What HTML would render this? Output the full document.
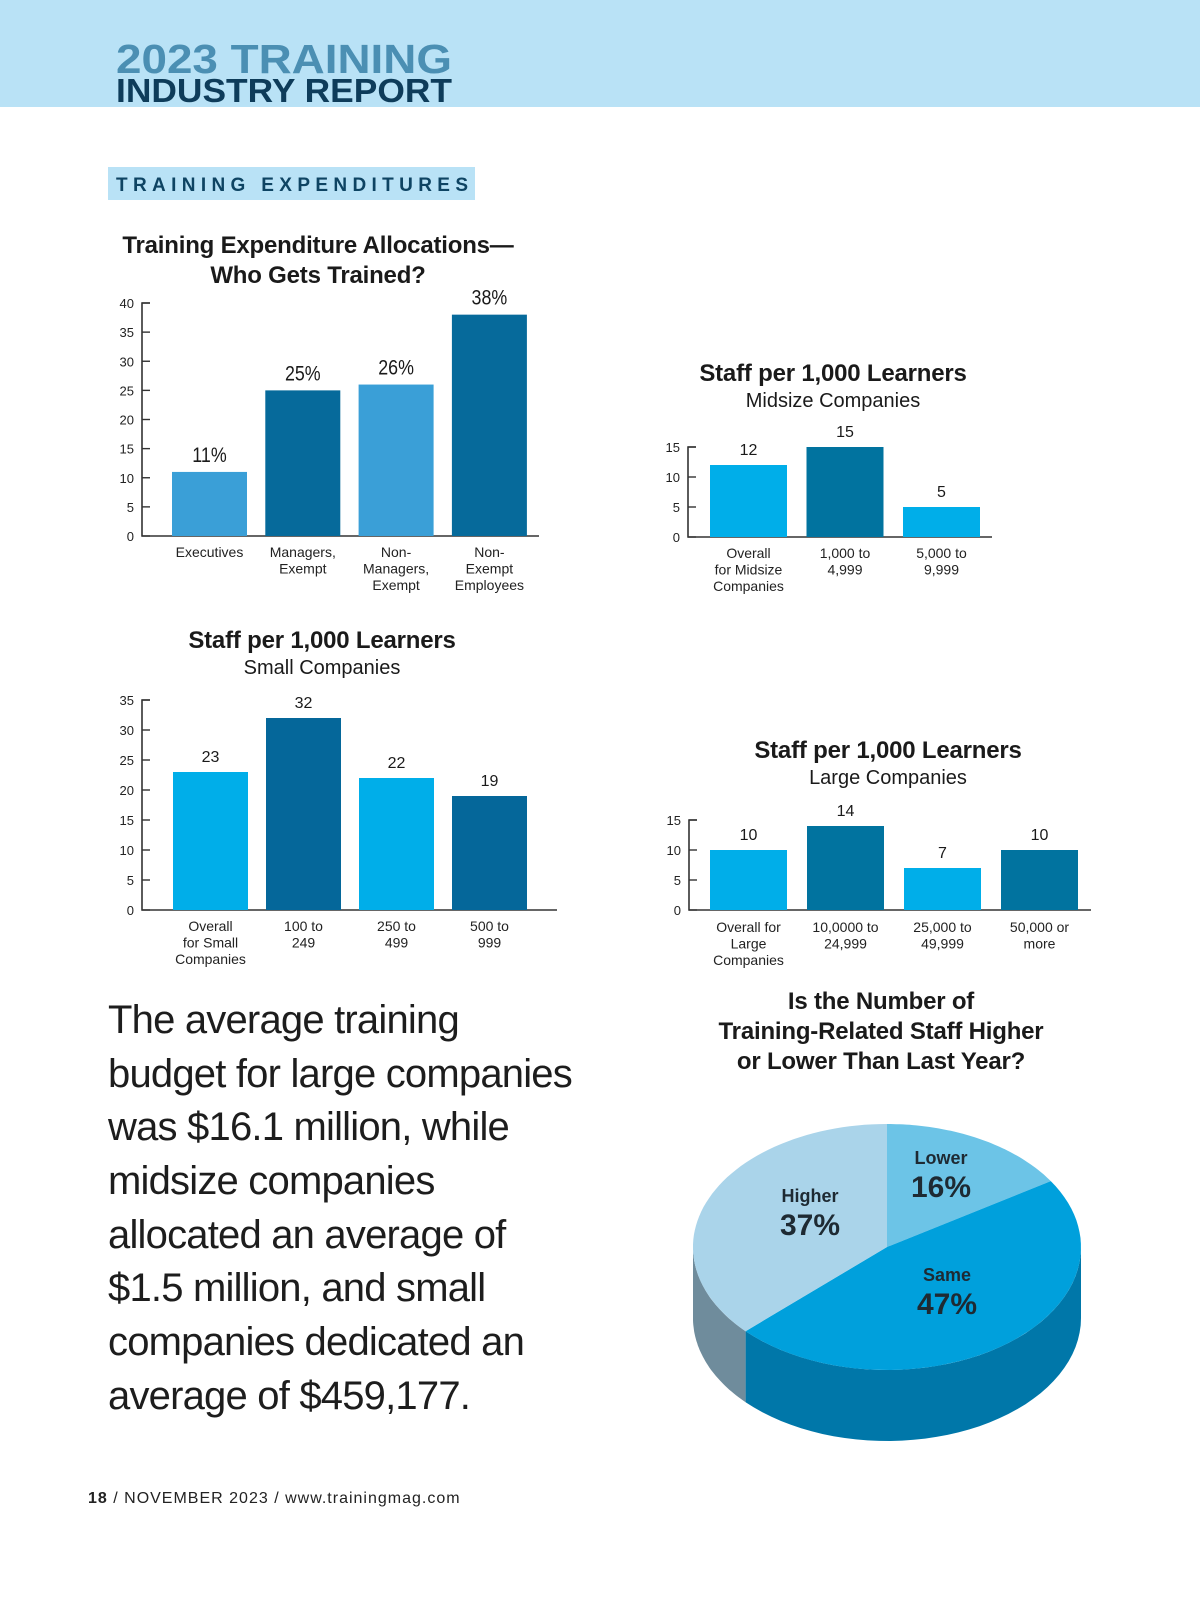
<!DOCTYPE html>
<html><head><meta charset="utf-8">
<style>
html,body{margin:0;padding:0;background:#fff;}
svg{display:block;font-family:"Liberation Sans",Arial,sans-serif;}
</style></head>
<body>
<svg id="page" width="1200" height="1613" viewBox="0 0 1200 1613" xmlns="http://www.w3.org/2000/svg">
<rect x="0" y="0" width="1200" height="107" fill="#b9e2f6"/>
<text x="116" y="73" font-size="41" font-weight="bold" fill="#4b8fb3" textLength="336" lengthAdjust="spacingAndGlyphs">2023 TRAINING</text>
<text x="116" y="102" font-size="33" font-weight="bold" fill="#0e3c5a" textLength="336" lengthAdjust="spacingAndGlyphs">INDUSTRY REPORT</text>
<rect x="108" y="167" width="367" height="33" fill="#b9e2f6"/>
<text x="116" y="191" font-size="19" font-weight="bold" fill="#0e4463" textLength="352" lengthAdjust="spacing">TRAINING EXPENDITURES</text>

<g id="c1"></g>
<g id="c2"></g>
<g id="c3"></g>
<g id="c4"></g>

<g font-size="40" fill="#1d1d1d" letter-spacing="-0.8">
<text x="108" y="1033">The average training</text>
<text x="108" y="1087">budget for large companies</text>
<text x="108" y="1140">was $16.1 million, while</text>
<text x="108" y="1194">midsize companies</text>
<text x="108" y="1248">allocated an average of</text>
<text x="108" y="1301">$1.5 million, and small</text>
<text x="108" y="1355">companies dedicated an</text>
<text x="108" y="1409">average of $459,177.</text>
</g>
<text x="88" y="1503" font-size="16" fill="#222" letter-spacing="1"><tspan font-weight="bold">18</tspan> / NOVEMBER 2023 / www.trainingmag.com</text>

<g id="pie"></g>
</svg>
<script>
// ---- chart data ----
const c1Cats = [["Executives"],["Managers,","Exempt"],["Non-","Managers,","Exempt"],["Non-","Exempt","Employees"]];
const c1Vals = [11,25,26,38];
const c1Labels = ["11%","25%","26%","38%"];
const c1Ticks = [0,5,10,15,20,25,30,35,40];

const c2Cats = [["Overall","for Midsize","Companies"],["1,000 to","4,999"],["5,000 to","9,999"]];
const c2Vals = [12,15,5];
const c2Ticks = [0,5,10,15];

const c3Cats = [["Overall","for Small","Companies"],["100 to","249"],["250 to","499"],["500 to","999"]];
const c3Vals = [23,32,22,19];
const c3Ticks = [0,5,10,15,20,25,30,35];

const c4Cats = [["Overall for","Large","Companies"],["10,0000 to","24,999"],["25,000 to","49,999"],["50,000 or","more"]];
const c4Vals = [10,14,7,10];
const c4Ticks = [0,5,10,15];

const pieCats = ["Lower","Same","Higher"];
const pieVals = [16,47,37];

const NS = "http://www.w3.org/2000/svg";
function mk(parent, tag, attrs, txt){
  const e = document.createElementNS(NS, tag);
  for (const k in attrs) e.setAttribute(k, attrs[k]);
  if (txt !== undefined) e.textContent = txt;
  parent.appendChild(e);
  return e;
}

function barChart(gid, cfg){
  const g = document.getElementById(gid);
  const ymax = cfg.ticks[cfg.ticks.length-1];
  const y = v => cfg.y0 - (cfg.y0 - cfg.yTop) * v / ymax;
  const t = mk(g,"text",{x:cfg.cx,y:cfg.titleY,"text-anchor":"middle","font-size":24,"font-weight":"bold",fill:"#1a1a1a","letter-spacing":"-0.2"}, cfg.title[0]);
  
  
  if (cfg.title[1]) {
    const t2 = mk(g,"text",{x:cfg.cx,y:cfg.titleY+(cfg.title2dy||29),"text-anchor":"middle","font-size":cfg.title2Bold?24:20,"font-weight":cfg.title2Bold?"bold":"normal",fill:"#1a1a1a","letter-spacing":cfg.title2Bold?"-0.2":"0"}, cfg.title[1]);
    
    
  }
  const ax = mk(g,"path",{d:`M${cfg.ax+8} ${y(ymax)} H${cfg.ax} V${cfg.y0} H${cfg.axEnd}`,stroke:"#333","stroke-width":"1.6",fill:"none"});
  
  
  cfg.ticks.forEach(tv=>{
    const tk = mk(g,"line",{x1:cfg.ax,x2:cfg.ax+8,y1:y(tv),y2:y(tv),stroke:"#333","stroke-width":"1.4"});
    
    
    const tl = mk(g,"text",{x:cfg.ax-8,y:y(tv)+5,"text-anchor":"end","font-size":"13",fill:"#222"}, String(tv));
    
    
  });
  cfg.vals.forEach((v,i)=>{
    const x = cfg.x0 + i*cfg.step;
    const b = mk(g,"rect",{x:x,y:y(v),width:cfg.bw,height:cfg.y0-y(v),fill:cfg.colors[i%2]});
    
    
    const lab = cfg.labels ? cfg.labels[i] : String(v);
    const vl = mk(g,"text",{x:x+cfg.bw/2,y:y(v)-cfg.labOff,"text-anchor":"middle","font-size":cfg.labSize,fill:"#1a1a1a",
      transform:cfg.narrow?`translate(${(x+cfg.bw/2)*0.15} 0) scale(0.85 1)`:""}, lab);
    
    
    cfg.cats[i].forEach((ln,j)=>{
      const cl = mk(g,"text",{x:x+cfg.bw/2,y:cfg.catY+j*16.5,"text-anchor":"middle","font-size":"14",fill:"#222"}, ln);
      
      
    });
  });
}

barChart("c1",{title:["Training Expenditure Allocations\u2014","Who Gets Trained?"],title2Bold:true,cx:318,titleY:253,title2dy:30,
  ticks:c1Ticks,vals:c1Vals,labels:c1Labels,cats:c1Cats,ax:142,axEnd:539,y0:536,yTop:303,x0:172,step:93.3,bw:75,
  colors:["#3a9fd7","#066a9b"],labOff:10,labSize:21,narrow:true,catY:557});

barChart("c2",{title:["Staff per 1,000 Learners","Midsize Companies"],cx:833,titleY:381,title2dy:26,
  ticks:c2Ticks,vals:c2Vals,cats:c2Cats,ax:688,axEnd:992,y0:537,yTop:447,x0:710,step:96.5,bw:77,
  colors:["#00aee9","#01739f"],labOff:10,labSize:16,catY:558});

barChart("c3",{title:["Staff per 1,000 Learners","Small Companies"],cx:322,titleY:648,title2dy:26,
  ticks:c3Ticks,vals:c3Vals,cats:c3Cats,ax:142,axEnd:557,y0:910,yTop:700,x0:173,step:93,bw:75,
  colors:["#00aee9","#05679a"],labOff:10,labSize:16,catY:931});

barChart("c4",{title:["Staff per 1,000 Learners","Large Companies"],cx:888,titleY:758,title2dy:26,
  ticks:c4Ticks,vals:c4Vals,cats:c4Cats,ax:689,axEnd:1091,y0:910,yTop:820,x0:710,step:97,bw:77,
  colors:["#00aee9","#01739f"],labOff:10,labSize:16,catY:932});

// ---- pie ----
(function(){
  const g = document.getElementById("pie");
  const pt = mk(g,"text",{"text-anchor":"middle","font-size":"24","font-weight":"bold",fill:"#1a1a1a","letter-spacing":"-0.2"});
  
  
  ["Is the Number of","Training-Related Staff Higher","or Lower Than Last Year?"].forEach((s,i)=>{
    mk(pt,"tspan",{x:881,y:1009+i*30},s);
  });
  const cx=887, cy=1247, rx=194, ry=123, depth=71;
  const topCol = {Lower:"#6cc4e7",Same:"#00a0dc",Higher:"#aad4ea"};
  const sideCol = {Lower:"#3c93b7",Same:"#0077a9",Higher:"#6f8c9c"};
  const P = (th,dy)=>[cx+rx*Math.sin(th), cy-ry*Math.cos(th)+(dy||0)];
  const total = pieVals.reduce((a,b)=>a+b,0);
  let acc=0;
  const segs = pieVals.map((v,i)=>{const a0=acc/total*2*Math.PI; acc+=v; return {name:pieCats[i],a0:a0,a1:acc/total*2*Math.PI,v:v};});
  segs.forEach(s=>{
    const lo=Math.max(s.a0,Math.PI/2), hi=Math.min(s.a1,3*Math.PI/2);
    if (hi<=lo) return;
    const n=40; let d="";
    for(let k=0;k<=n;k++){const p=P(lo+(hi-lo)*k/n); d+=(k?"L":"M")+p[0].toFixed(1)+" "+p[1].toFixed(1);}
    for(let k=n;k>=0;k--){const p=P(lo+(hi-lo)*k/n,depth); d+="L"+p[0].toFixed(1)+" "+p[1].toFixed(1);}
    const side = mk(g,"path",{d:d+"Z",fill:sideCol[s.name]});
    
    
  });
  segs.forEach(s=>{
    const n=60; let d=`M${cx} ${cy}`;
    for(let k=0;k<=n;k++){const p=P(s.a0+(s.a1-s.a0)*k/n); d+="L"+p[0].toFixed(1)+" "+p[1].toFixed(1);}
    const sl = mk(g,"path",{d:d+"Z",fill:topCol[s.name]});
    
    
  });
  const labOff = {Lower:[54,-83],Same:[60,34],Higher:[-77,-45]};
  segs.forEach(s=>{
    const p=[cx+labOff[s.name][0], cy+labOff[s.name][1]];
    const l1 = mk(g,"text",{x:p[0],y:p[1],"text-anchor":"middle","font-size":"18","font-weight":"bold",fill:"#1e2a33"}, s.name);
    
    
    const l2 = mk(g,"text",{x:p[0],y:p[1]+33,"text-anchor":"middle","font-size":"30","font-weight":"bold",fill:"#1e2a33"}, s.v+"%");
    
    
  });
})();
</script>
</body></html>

* **PROBLEM TO WORK ON**
Skip the pictures and restate exactly the lines from the beginning of the listing to the line with "const c2Ticks = [0,5,10,15];", that line included.

* **COMPLETED TASK**
What HTML would render this? Output the full document.
<!DOCTYPE html>
<html><head><meta charset="utf-8">
<style>
html,body{margin:0;padding:0;background:#fff;}
svg{display:block;font-family:"Liberation Sans",Arial,sans-serif;}
</style></head>
<body>
<svg id="page" width="1200" height="1613" viewBox="0 0 1200 1613" xmlns="http://www.w3.org/2000/svg">
<rect x="0" y="0" width="1200" height="107" fill="#b9e2f6"/>
<text x="116" y="73" font-size="41" font-weight="bold" fill="#4b8fb3" textLength="336" lengthAdjust="spacingAndGlyphs">2023 TRAINING</text>
<text x="116" y="102" font-size="33" font-weight="bold" fill="#0e3c5a" textLength="336" lengthAdjust="spacingAndGlyphs">INDUSTRY REPORT</text>
<rect x="108" y="167" width="367" height="33" fill="#b9e2f6"/>
<text x="116" y="191" font-size="19" font-weight="bold" fill="#0e4463" textLength="352" lengthAdjust="spacing">TRAINING EXPENDITURES</text>

<g id="c1"></g>
<g id="c2"></g>
<g id="c3"></g>
<g id="c4"></g>

<g font-size="40" fill="#1d1d1d" letter-spacing="-0.8">
<text x="108" y="1033">The average training</text>
<text x="108" y="1087">budget for large companies</text>
<text x="108" y="1140">was $16.1 million, while</text>
<text x="108" y="1194">midsize companies</text>
<text x="108" y="1248">allocated an average of</text>
<text x="108" y="1301">$1.5 million, and small</text>
<text x="108" y="1355">companies dedicated an</text>
<text x="108" y="1409">average of $459,177.</text>
</g>
<text x="88" y="1503" font-size="16" fill="#222" letter-spacing="1"><tspan font-weight="bold">18</tspan> / NOVEMBER 2023 / www.trainingmag.com</text>

<g id="pie"></g>
</svg>
<script>
// ---- chart data ----
const c1Cats = [["Executives"],["Managers,","Exempt"],["Non-","Managers,","Exempt"],["Non-","Exempt","Employees"]];
const c1Vals = [11,25,26,38];
const c1Labels = ["11%","25%","26%","38%"];
const c1Ticks = [0,5,10,15,20,25,30,35,40];

const c2Cats = [["Overall","for Midsize","Companies"],["1,000 to","4,999"],["5,000 to","9,999"]];
const c2Vals = [12,15,5];
const c2Ticks = [0,5,10,15];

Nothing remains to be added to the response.